# EXERCISE INSTRUCTIONS
Exclude the pictures and reproduce the remaining data exactly as written.

--- Start ---

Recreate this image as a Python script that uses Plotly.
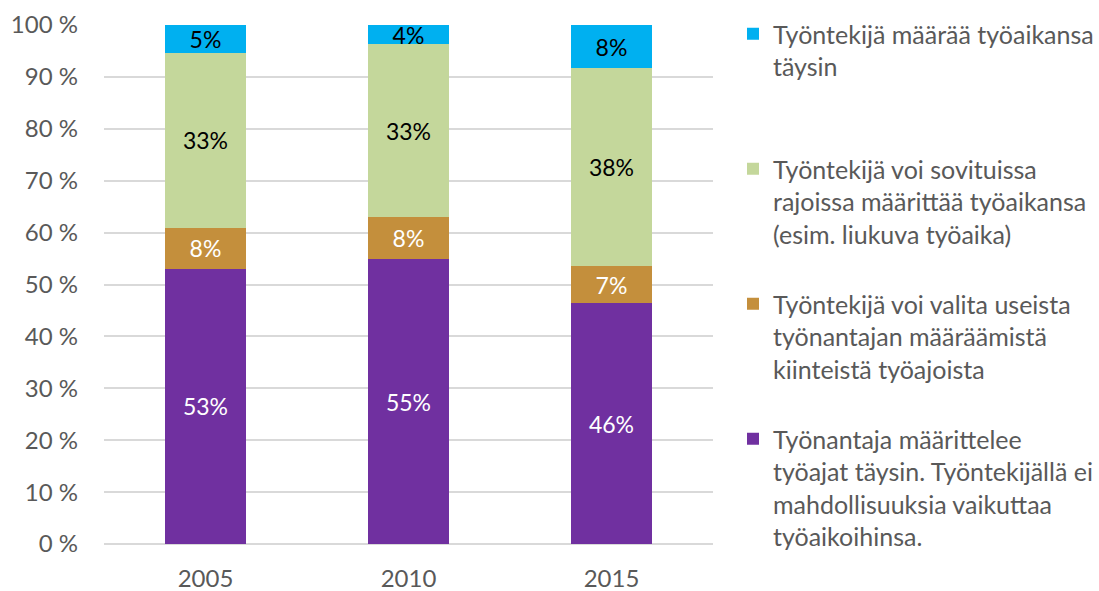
import plotly.graph_objects as go

years = ["2005", "2010", "2015"]
series_names = [
    "Työnantaja määrittelee<br>työajat täysin. Työntekijällä ei<br>mahdollisuuksia vaikuttaa<br>työaikoihinsa.",
    "Työntekijä voi valita useista<br>työnantajan määräämistä<br>kiinteistä työajoista",
    "Työntekijä voi sovituissa<br>rajoissa määrittää työaikansa<br>(esim. liukuva työaika)",
    "Työntekijä määrää työaikansa<br>täysin",
]
employer = [53.0, 54.9, 46.4]
fixed_choice = [7.9, 8.1, 7.2]
flexible = [33.7, 33.3, 38.1]
employee = [5.4, 3.7, 8.3]

employer_lbl = ["53%", "55%", "46%"]
fixed_lbl = ["8%", "8%", "7%"]
flexible_lbl = ["33%", "33%", "38%"]
employee_lbl = ["5%", "4%", "8%"]

colors = ["#7030A0", "#C48F3C", "#C4D79B", "#00B0F0"]
text_colors = ["white", "white", "black", "black"]
legend_ids = ["legend4", "legend3", "legend2", "legend"]
legend_y = [440, 305, 170, 35]

FONT = "Lato"
fig = go.Figure()
for vals, lbls, name, col, tcol, lid in zip(
    [employer, fixed_choice, flexible, employee],
    [employer_lbl, fixed_lbl, flexible_lbl, employee_lbl],
    series_names, colors, text_colors, legend_ids):
    fig.add_trace(go.Bar(
        x=years, y=vals, name=name, marker=dict(color=col, line=dict(width=0)),
        text=lbls, textposition="inside", insidetextanchor="middle",
        textangle=0, constraintext="none",
        textfont=dict(color=tcol, size=23, family=FONT),
        legend=lid, hoverinfo="skip",
    ))

W, H = 1099, 591
layout_legends = {}
for lid, yp in zip(legend_ids, legend_y):
    layout_legends[lid] = dict(
        x=733 / W, xref="container", xanchor="left",
        y=1 - (yp - 24) / H, yref="container", yanchor="top",
        font=dict(size=25, family=FONT, color="#595959"),
        valign="top", bgcolor="rgba(0,0,0,0)", itemwidth=30,
    )

fig.update_layout(
    barmode="stack", bargap=0.6,
    width=W, height=H,
    margin=dict(l=104, r=386, t=25, b=47, autoexpand=False),
    paper_bgcolor="white", plot_bgcolor="white",
    font=dict(family=FONT, color="#595959"),
    showlegend=True,
    **layout_legends,
)
fig.update_yaxes(
    range=[0, 100], dtick=10, ticksuffix=" %", automargin=False,
    showgrid=True, gridcolor="#D9D9D9", gridwidth=1.5,
    zeroline=True, zerolinecolor="#D9D9D9", zerolinewidth=1.5,
    tickfont=dict(size=24, family=FONT, color="#595959"),
    ticklabelstandoff=25,
)
fig.update_xaxes(
    tickfont=dict(size=24, family=FONT, color="#595959"), automargin=False,
    ticklabelstandoff=18, showline=False,
)
fig.write_html("out.html", config={"displayModeBar": False},
               post_script="document.body.style.margin='0';")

--- End ---

# COMPLETED EXERCISE
Recreate this image as a Python script that uses Plotly.
import plotly.graph_objects as go

years = ["2005", "2010", "2015"]
series_names = [
    "Työnantaja määrittelee<br>työajat täysin. Työntekijällä ei<br>mahdollisuuksia vaikuttaa<br>työaikoihinsa.",
    "Työntekijä voi valita useista<br>työnantajan määräämistä<br>kiinteistä työajoista",
    "Työntekijä voi sovituissa<br>rajoissa määrittää työaikansa<br>(esim. liukuva työaika)",
    "Työntekijä määrää työaikansa<br>täysin",
]
employer = [53.0, 54.9, 46.4]
fixed_choice = [7.9, 8.1, 7.2]
flexible = [33.7, 33.3, 38.1]
employee = [5.4, 3.7, 8.3]

employer_lbl = ["53%", "55%", "46%"]
fixed_lbl = ["8%", "8%", "7%"]
flexible_lbl = ["33%", "33%", "38%"]
employee_lbl = ["5%", "4%", "8%"]

colors = ["#7030A0", "#C48F3C", "#C4D79B", "#00B0F0"]
text_colors = ["white", "white", "black", "black"]
legend_ids = ["legend4", "legend3", "legend2", "legend"]
legend_y = [440, 305, 170, 35]

FONT = "Lato"
fig = go.Figure()
for vals, lbls, name, col, tcol, lid in zip(
    [employer, fixed_choice, flexible, employee],
    [employer_lbl, fixed_lbl, flexible_lbl, employee_lbl],
    series_names, colors, text_colors, legend_ids):
    fig.add_trace(go.Bar(
        x=years, y=vals, name=name, marker=dict(color=col, line=dict(width=0)),
        text=lbls, textposition="inside", insidetextanchor="middle",
        textangle=0, constraintext="none",
        textfont=dict(color=tcol, size=23, family=FONT),
        legend=lid, hoverinfo="skip",
    ))

W, H = 1099, 591
layout_legends = {}
for lid, yp in zip(legend_ids, legend_y):
    layout_legends[lid] = dict(
        x=733 / W, xref="container", xanchor="left",
        y=1 - (yp - 24) / H, yref="container", yanchor="top",
        font=dict(size=25, family=FONT, color="#595959"),
        valign="top", bgcolor="rgba(0,0,0,0)", itemwidth=30,
    )

fig.update_layout(
    barmode="stack", bargap=0.6,
    width=W, height=H,
    margin=dict(l=104, r=386, t=25, b=47, autoexpand=False),
    paper_bgcolor="white", plot_bgcolor="white",
    font=dict(family=FONT, color="#595959"),
    showlegend=True,
    **layout_legends,
)
fig.update_yaxes(
    range=[0, 100], dtick=10, ticksuffix=" %", automargin=False,
    showgrid=True, gridcolor="#D9D9D9", gridwidth=1.5,
    zeroline=True, zerolinecolor="#D9D9D9", zerolinewidth=1.5,
    tickfont=dict(size=24, family=FONT, color="#595959"),
    ticklabelstandoff=25,
)
fig.update_xaxes(
    tickfont=dict(size=24, family=FONT, color="#595959"), automargin=False,
    ticklabelstandoff=18, showline=False,
)
fig.write_html("out.html", config={"displayModeBar": False},
               post_script="document.body.style.margin='0';")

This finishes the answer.